*Given entries*
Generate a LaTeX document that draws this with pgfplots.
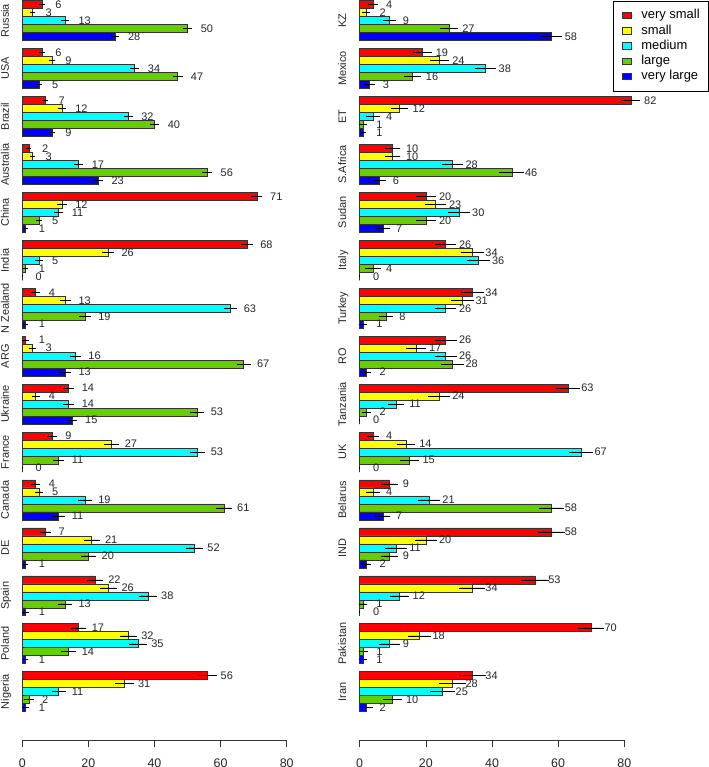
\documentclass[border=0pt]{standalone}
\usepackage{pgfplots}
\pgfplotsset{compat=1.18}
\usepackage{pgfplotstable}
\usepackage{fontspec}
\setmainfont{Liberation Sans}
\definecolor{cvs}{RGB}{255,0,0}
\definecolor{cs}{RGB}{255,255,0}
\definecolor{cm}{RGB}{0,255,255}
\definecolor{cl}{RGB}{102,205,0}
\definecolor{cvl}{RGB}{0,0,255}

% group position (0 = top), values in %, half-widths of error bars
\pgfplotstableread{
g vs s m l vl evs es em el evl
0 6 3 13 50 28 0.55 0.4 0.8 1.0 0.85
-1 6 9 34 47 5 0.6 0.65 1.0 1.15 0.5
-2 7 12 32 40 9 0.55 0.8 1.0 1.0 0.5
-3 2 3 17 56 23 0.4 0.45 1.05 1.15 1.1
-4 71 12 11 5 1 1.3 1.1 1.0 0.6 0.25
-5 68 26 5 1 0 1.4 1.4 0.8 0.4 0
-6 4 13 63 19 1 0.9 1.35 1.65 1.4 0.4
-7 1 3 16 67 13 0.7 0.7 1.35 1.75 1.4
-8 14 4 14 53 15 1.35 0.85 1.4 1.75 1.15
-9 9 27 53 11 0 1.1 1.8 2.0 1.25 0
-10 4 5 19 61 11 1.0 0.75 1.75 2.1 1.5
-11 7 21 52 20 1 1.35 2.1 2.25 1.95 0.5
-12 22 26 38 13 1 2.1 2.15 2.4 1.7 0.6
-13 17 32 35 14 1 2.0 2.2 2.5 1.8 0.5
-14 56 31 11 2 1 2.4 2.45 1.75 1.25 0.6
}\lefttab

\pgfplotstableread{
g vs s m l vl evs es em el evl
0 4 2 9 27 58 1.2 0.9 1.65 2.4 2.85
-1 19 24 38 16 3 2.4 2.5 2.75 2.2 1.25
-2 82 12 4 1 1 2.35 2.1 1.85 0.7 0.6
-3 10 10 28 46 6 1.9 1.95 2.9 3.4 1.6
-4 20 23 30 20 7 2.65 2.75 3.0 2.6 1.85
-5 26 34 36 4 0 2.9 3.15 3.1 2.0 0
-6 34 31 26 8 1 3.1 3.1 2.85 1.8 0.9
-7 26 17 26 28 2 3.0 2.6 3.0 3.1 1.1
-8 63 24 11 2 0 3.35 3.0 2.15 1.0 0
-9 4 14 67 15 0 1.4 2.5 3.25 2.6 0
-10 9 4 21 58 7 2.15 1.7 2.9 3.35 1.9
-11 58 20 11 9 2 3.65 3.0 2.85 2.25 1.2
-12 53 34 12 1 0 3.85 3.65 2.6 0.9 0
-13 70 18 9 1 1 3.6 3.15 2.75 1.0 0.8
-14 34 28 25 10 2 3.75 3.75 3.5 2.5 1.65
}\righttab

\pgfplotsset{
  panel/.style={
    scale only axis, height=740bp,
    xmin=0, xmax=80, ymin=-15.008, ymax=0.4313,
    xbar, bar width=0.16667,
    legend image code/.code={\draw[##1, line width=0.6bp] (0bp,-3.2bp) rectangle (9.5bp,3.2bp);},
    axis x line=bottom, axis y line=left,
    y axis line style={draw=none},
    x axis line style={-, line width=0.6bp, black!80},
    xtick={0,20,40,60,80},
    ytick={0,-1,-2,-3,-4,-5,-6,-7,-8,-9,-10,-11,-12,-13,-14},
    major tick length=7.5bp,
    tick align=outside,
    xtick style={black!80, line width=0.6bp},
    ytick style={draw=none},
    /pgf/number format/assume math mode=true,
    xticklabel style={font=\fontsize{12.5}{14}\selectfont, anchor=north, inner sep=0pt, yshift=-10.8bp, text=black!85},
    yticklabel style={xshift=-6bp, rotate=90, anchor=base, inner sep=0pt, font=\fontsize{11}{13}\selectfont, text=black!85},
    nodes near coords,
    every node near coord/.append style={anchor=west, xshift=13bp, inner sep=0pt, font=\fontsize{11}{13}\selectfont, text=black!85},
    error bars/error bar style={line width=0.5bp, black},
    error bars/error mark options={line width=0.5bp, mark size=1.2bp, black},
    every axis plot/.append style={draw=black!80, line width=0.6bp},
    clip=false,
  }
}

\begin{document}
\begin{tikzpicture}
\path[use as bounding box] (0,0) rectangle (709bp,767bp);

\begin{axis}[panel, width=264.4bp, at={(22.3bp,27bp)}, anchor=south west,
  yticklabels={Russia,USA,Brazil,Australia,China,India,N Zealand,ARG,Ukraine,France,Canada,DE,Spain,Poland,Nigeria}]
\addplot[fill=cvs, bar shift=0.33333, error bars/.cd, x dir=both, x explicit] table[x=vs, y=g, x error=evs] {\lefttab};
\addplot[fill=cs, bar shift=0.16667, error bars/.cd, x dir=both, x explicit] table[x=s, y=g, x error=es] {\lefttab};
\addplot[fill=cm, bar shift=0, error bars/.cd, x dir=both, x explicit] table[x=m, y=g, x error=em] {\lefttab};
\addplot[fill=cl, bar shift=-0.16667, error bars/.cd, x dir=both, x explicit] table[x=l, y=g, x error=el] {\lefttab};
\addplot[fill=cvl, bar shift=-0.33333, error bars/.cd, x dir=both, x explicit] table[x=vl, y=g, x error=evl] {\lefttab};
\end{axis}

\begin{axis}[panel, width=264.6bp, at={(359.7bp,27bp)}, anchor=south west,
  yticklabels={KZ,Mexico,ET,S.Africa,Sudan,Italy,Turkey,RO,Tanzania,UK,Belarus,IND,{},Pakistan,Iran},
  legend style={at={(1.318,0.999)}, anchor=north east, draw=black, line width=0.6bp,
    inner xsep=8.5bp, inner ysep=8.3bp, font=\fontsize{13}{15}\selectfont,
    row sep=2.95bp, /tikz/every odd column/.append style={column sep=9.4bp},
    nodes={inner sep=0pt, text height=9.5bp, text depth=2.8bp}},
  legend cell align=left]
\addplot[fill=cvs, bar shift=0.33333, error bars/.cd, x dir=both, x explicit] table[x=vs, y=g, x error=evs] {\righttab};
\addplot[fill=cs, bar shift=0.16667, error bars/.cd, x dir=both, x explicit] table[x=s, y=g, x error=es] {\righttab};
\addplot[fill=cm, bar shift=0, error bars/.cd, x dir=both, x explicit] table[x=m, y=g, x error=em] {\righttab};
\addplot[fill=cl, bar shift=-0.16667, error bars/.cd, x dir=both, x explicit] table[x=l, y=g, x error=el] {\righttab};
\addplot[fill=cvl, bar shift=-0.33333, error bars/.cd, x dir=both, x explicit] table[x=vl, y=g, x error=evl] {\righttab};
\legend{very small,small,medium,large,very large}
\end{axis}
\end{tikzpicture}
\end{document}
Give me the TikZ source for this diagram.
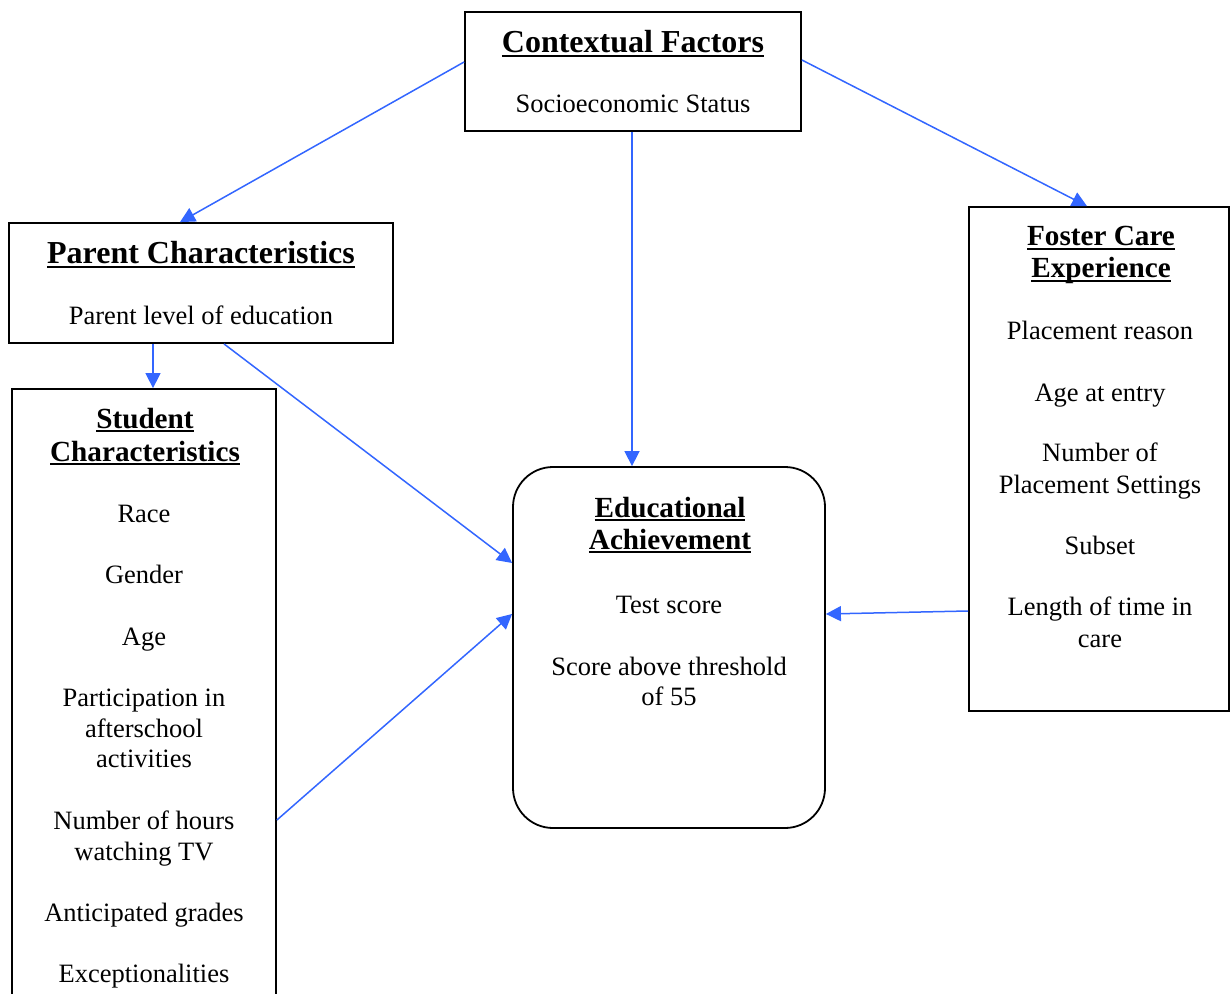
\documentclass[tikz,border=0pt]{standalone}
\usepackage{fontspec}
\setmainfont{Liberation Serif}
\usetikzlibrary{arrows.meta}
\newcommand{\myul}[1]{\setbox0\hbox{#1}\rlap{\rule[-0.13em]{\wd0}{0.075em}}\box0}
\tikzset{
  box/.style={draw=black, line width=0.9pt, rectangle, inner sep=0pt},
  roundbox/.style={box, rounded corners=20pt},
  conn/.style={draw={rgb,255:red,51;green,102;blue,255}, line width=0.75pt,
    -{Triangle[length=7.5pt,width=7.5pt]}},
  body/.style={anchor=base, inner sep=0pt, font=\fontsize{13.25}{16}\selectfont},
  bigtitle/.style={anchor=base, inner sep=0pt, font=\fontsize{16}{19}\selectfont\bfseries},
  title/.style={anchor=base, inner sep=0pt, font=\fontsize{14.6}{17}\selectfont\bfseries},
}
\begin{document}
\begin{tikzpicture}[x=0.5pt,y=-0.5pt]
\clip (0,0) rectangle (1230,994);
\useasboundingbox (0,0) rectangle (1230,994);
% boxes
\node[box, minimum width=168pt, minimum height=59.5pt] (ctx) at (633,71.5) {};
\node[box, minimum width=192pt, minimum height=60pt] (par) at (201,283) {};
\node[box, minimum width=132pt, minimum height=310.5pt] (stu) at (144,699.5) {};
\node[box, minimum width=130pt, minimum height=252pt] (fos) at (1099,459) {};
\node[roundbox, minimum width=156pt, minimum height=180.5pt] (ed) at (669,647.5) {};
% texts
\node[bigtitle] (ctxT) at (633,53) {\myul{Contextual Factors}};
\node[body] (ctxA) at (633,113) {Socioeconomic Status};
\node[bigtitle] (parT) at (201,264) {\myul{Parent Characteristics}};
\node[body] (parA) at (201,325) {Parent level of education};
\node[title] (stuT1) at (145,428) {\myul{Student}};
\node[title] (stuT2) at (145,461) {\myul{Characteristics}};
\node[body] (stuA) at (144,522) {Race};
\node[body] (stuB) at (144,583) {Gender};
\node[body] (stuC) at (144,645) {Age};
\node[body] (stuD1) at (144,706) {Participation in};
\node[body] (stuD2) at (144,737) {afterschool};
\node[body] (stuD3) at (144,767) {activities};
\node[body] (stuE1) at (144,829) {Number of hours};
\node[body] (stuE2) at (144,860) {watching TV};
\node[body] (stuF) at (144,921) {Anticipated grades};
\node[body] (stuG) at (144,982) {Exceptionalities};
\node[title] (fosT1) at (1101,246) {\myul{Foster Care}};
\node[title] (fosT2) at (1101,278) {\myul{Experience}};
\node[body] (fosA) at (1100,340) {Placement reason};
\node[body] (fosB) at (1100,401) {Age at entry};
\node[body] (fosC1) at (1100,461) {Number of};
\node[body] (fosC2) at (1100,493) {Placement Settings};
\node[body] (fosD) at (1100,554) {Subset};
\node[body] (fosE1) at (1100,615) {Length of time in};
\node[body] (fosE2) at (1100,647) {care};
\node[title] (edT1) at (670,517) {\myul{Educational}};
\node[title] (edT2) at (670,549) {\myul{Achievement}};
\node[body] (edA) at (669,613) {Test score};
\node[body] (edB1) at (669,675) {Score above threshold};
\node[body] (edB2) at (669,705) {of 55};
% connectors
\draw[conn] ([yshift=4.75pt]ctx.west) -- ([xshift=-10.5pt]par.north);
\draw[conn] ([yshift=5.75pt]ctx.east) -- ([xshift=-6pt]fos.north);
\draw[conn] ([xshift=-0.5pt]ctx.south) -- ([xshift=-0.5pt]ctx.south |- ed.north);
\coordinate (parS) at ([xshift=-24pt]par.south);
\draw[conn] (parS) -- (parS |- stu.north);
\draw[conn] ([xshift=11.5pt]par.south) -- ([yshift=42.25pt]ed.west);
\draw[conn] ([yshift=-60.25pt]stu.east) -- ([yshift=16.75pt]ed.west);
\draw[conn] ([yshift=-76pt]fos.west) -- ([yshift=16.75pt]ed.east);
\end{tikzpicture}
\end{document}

*To do*
The answer is a single number: how many lines include the word "this"?

*Solved exercise*
2